The experience of playing at Wembley for developing attacking players such as Thompson, Sears, Ryan, Jaedyn Shaw and the latter’s fellow 20-year-old Ally Sentnor, who made her debut in the match’s final minutes, is priceless. Equally advantageous is the opportunity to develop various relationships.
A pass map — provided by Stats Perform which depicts the “best XI” in successful passes — shows the array of passing lanes used (Ryan’s 13 completed passes out of 16 in the second half beat Sears’ six of seven in the first half). The variety suggests a performance building towards better and more dynamic partnerships across the pitch, particularly when compared to the Olympic final four months ago.
A pass map of the USWNT’s performance against Brazil in the 2024 Olympic gold-medal match: (1-Alyssa Naeher; 2-Emily Fox, 3-Korbin Albert, 4-Naomi Girma, 5-Trinity Rodman, 7-Crystal Dunn, 9-Mallory Swanson, 10-Lindsey Horan (Capt.), 11-Sophia Smith, 12-Tierna Davidson, 17-Sam Coffey)
A pass map of the USWNT’s performance against England in Saturday’s friendly: (1-Naeher; 4-Girma; 6-Lynn Williams; 7-Alyssa Thompson; 10-Horan (Capt.); 13-Emma Sears; 14-Emily Sonnett; 16-Rose Lavelle; 17-Coffey; 20-Casey Krueger; 23-Fox).
“I’m pleased with the progress, the football we’re playing,” said Hayes. “That, for me, is the most pleasing part, but I’m disappointed we didn’t win.

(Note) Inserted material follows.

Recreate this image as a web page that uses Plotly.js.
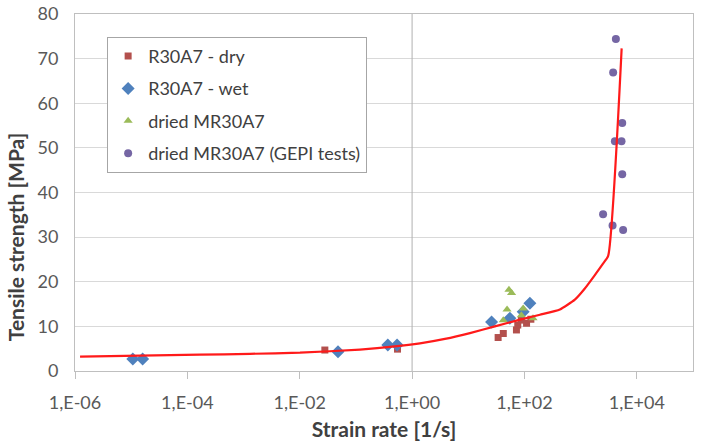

I thought we were the better team.”
The only other time the USWNT failed to score under Hayes was a goalless pre-Olympic friendly against Costa Rica in July, when a front three of Swanson, Rodman and Smith was deployed for just the second time since her appointment. Six matches and an Olympic gold medal each later, the trio had established themselves as an international nightmare for defences, getting 10 of the team’s 12 goals at the Games between them as the U.S. outscored every other competing nation.
The takeaway is that seemingly being able to breathe the same pockets of attacking air requires time and space.
Saturday’s contest felt like it was attempting to say something behind its hand, mouthing surreptitiously as both teams kept hidden their full caches of aces, attempting to suss out if they have more to play in the future.
Hayes knows she has those three aces up her sleeve.
For now, she is maximising the time and space afforded between major tournaments to season more of them and tease out an algorithm that will allow her to utilise those players, too.
“We know we have to clean things up in the final third,” Lavelle told reporters after the match. “We did well getting there and got some good opportunities, but then didn’t have that final piece. That’s the thing that we have to work on going forward.”